Written instruction:
Beginning with the first line, set down every line through the one containing "1.748, 1.847, 2.03];", exactly as it appears, but not the pictures.

Available data:
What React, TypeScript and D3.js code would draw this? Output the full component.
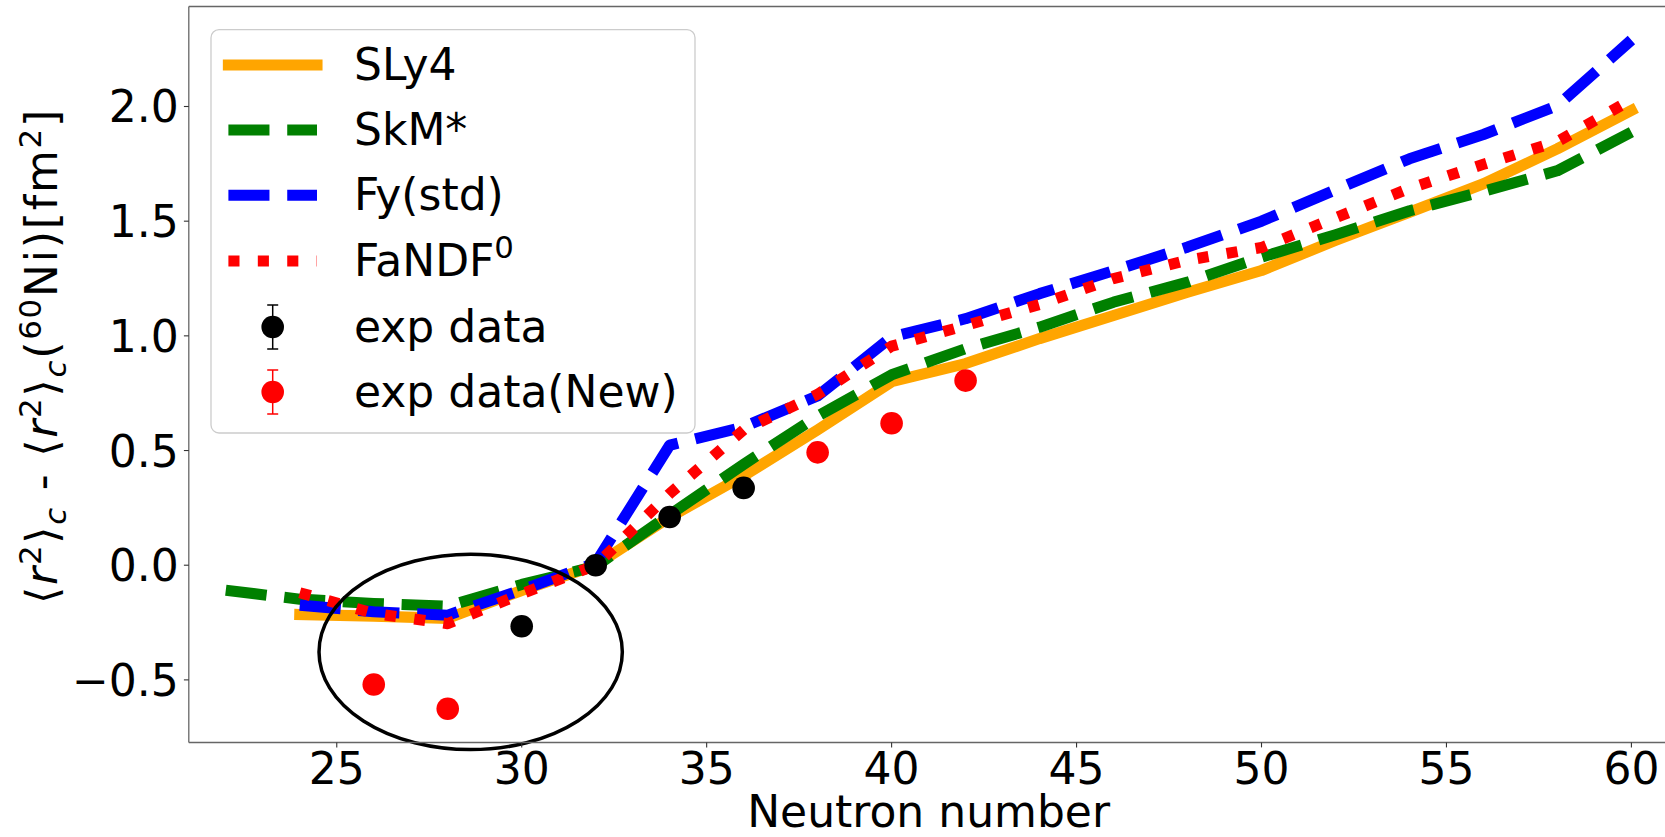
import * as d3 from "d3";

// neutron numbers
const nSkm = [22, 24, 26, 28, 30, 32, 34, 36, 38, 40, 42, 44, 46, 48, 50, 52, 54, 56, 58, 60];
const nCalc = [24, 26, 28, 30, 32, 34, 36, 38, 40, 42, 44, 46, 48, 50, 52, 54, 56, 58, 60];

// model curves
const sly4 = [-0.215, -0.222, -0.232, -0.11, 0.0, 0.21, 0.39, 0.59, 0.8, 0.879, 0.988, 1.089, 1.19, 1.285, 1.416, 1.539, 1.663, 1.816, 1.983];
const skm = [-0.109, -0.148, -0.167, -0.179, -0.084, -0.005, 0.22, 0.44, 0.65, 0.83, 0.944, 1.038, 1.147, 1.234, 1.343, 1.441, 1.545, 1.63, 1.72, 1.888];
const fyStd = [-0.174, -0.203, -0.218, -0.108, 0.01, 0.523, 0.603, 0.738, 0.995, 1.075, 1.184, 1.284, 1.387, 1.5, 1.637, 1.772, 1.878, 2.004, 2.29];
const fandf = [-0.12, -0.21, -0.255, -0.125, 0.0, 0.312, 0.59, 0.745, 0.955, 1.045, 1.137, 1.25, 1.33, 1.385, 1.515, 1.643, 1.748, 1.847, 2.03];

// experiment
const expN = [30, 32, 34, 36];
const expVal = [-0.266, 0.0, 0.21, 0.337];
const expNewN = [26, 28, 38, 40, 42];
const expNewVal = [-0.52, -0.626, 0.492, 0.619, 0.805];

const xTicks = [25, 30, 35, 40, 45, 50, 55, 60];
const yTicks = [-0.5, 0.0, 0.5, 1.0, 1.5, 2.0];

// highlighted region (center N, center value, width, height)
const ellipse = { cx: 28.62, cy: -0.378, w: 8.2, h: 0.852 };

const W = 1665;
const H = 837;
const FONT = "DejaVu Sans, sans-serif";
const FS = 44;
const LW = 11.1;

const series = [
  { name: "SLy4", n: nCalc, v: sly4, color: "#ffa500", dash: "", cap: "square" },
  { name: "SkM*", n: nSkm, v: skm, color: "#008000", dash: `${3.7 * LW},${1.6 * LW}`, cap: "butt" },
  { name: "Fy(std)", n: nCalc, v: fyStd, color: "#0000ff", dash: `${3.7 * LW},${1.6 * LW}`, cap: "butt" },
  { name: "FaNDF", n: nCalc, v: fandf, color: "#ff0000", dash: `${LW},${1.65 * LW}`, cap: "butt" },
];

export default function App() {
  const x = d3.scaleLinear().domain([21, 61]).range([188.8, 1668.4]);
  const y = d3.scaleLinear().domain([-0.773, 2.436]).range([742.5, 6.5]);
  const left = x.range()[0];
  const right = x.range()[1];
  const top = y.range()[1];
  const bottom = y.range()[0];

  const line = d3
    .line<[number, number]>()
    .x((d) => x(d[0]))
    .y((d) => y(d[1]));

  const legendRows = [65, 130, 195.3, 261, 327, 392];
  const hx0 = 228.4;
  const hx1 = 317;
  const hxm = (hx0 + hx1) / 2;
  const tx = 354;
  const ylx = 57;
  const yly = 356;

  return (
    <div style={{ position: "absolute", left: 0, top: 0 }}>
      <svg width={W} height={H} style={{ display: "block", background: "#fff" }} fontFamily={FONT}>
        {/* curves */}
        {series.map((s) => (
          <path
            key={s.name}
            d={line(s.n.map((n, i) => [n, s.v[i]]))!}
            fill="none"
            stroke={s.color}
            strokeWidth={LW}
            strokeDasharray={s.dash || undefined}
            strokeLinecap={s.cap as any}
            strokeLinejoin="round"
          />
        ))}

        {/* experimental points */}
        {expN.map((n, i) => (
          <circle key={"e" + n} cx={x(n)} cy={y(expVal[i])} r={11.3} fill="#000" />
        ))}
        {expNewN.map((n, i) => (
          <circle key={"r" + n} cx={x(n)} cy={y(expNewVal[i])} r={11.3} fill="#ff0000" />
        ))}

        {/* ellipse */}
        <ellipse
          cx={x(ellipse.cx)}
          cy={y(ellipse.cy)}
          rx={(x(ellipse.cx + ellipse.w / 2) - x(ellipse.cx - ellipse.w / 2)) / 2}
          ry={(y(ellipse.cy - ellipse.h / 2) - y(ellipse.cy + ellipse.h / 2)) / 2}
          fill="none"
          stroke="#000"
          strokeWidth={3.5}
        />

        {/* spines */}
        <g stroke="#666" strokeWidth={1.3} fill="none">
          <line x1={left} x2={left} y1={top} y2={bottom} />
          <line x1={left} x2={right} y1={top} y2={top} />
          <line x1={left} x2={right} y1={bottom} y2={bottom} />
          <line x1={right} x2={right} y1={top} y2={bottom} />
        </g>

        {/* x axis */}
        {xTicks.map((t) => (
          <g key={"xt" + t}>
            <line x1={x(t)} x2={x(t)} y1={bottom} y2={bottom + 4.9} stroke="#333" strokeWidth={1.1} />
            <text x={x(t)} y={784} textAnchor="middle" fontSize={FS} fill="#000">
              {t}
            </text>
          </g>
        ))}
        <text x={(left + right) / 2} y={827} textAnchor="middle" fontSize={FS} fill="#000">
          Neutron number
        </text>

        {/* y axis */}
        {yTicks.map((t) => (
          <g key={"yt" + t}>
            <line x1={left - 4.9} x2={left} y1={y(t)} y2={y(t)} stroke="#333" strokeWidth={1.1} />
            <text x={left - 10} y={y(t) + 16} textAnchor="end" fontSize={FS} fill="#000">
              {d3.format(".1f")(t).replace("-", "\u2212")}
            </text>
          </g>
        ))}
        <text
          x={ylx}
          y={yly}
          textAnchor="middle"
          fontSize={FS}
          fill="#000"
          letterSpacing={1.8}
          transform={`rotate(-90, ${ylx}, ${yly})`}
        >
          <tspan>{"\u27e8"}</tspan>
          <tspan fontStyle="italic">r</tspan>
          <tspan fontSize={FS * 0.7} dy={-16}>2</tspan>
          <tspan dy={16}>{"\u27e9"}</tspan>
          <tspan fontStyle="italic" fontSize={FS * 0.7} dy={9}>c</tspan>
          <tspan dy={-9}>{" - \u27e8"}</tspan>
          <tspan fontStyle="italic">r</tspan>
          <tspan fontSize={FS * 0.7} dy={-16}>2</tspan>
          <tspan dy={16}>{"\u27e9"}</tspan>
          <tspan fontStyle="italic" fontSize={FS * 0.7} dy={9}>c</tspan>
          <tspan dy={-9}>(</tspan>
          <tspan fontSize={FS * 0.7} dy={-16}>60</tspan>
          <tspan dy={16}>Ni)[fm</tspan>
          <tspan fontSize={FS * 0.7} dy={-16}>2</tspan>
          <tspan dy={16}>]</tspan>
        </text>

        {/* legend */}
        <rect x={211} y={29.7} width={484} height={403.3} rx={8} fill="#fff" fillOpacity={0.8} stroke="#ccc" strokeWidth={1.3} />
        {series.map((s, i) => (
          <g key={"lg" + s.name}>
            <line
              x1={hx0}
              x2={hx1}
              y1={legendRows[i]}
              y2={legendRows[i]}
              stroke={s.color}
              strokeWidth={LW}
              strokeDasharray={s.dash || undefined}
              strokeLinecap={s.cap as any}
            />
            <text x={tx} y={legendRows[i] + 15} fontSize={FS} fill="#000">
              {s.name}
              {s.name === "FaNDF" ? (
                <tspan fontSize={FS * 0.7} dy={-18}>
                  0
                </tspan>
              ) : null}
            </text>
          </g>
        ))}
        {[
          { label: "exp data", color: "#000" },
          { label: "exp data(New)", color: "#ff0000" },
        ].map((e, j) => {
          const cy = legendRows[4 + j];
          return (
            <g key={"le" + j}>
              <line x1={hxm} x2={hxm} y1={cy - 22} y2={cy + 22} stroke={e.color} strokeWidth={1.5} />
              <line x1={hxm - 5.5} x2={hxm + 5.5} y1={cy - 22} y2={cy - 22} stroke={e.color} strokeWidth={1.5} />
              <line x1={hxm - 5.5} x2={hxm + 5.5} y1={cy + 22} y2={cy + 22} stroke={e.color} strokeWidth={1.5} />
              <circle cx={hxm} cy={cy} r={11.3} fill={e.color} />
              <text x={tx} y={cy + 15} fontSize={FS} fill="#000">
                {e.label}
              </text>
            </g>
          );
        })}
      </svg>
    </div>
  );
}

Task solution:
What React, TypeScript and D3.js code would draw this? Output the full component.
import * as d3 from "d3";

// neutron numbers
const nSkm = [22, 24, 26, 28, 30, 32, 34, 36, 38, 40, 42, 44, 46, 48, 50, 52, 54, 56, 58, 60];
const nCalc = [24, 26, 28, 30, 32, 34, 36, 38, 40, 42, 44, 46, 48, 50, 52, 54, 56, 58, 60];

// model curves
const sly4 = [-0.215, -0.222, -0.232, -0.11, 0.0, 0.21, 0.39, 0.59, 0.8, 0.879, 0.988, 1.089, 1.19, 1.285, 1.416, 1.539, 1.663, 1.816, 1.983];
const skm = [-0.109, -0.148, -0.167, -0.179, -0.084, -0.005, 0.22, 0.44, 0.65, 0.83, 0.944, 1.038, 1.147, 1.234, 1.343, 1.441, 1.545, 1.63, 1.72, 1.888];
const fyStd = [-0.174, -0.203, -0.218, -0.108, 0.01, 0.523, 0.603, 0.738, 0.995, 1.075, 1.184, 1.284, 1.387, 1.5, 1.637, 1.772, 1.878, 2.004, 2.29];
const fandf = [-0.12, -0.21, -0.255, -0.125, 0.0, 0.312, 0.59, 0.745, 0.955, 1.045, 1.137, 1.25, 1.33, 1.385, 1.515, 1.643, 1.748, 1.847, 2.03];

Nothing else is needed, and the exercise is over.